The role of iron in the pathogenesis of age-related macular degeneration (AMD) is unknown. AMD-affected maculas have increased iron levels in Bruch’s membrane and the retinal pigment epithelium when compared to normal maculas. Hemochromatosis is a genetic disorder of iron metabolism associated with deposition of excess iron into tissues. The aim of this study is to investigate whether the hereditary hemochromatosis (HFE) H63D polymorphism is associated with advanced forms of AMD.

 
Methods
 

Cross-sectional analysis of patients seen at Penn State Hershey Eye Center with a diagnosis of AMD. The study protocol was approved by the Penn State College of Medicine Institutional Review Board. DNA was extracted from buccal swab specimens, and polymerase chain reaction amplification with restriction fragment length polymorphism analysis was performed to determine HFE H63D genotypes in each patient.

 
Results
 

128 patients were enrolled in the study and 120 samples were adequate for analysis. Each patient was categorized according to the type of AMD (dry AMD without geographic atrophy [GA], AMD with GA, or neovascular AMD) in the more severely affected eye.
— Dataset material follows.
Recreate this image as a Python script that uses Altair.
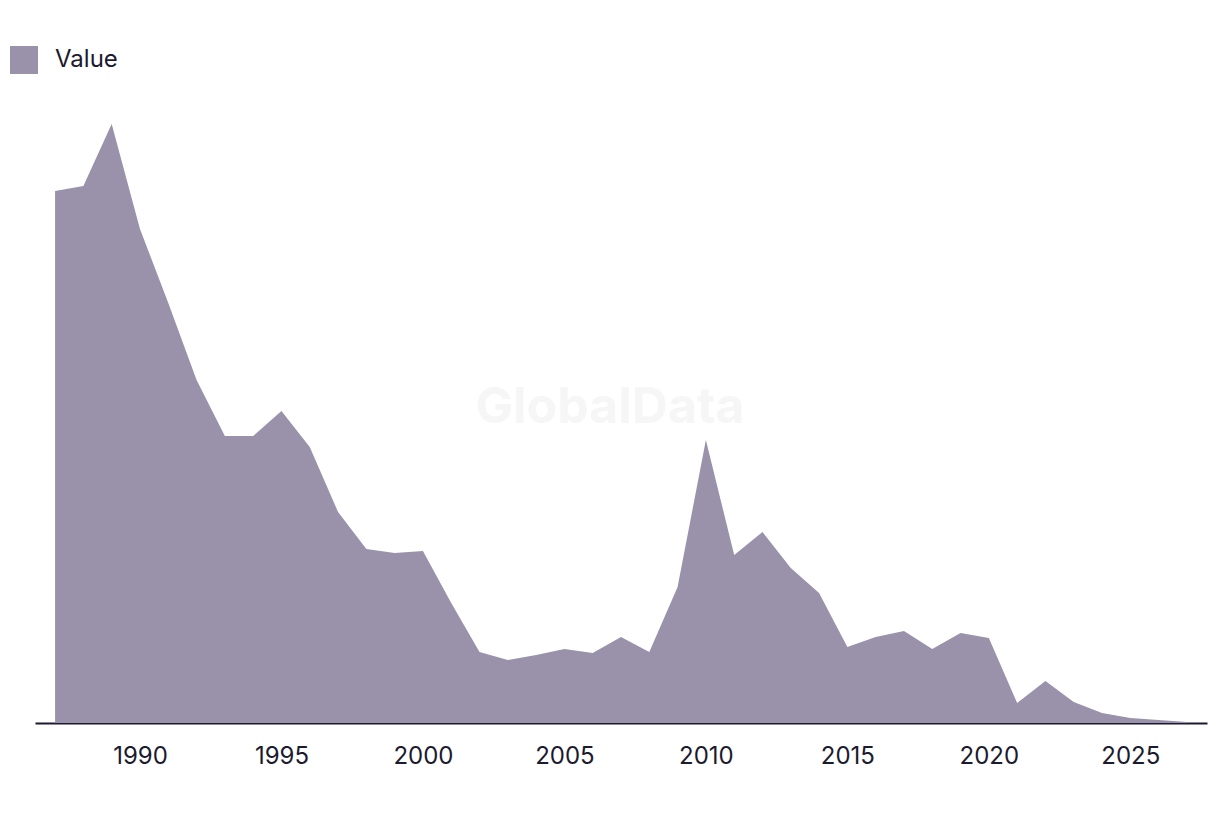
import altair as alt
import pandas as pd

years = list(range(1987, 2028))
values = [532, 537, 599, 494, 420, 343, 287, 287, 312, 276, 211, 174, 170, 172,
          120, 71, 63, 68, 74, 70, 86, 71, 136, 283, 168, 191, 155, 130,
          76, 86, 92, 74, 90, 85, 20, 42, 21, 10, 5, 3, 1]
series = ["Value"] * len(years)
tick_years = [1990, 1995, 2000, 2005, 2010, 2015, 2020, 2025]
watermark = ["GlobalData"]

df = pd.DataFrame({"Year": years, "Value": values, "Series": series})
wm = pd.DataFrame({"label": watermark})

FILL = "#9a91aa"
INK = "#1c1a2e"
FONT = "Inter"

area = alt.Chart(df).mark_area(color=FILL, opacity=1).encode(
    x=alt.X("Year:Q",
            scale=alt.Scale(domain=[1986.29, 2027.71], nice=False, zero=False),
            axis=alt.Axis(values=tick_years, format="d", title=None, ticks=False,
                          grid=False, domainColor=INK, domainWidth=2,
                          labelFontSize=24, labelColor=INK, labelFont=FONT,
                          labelPadding=21)),
    y=alt.Y("Value:Q", scale=alt.Scale(domain=[0, 623], nice=False), axis=None),
    color=alt.Color("Series:N",
                    scale=alt.Scale(domain=["Value"], range=[FILL]),
                    legend=alt.Legend(title=None, orient="none", legendX=-25, legendY=-54,
                                      symbolType="square", symbolSize=784,
                                      symbolStrokeWidth=0, symbolOpacity=1,
                                      labelFontSize=24, labelColor=INK, labelFont=FONT,
                                      labelOffset=17, padding=0)),
)

mark_wm = alt.Chart(wm).mark_text(fontSize=50, fontWeight="bold", color="#f6f6f6",
                                  font=FONT).encode(
    text="label:N", x=alt.value(575), y=alt.value(308))

chart = (mark_wm + area).properties(
    width=1172, height=623,
    padding={"left": 27, "top": 92, "right": 5, "bottom": 80},
    autosize=alt.AutoSizeParams(type="none"),
    background="white",
).configure_view(stroke=None)

chart.save("out.html", embed_options={"renderer": "svg", "actions": False})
Baseline characteristics of all the patient groups are similar. 89 (74%) carry the wildtype genotype, 22 (18%) are heterozygous for the H63D mutation, and 8 (6%) are homozygous for the H63D mutation. Data were analyzed with patients with GA being categorized either as a form of dry AMD or included with the neovascular AMD group and classified as advanced AMD. When patients with GA are included in the group of patients with dry AMD, 36 (66%) dry AMD patients do not have the H63D mutation, 13 (24%) are heterozygotes, and 5 (9%) are homozygotes compared to 53 (81%) wet AMD patients who do not have the H63D mutation, 9 (13%) who are heterozygotes, and 3 (4%) who are homozygotes (p=0.1913). When patients with GA are included in the advanced AMD group, 60 (80%) advanced AMD patients do not have the H63D mutation, 11 (15%) are heterozygotes, and 4 (5%) are homozygous for the mutation. This is compared to patients with non-advanced AMD where 29 (66%) patients do not have the mutation, 11 (25%) are heterozygotes, and 4 (9%) are homozygotes (p=0.205). There was no significant difference in genotype distribution among patients with dry AMD without GA, dry AMD with GA, or neovascular AMD.

 
Conclusions
 

HFE H63D mutation status is not associated with advanced AMD.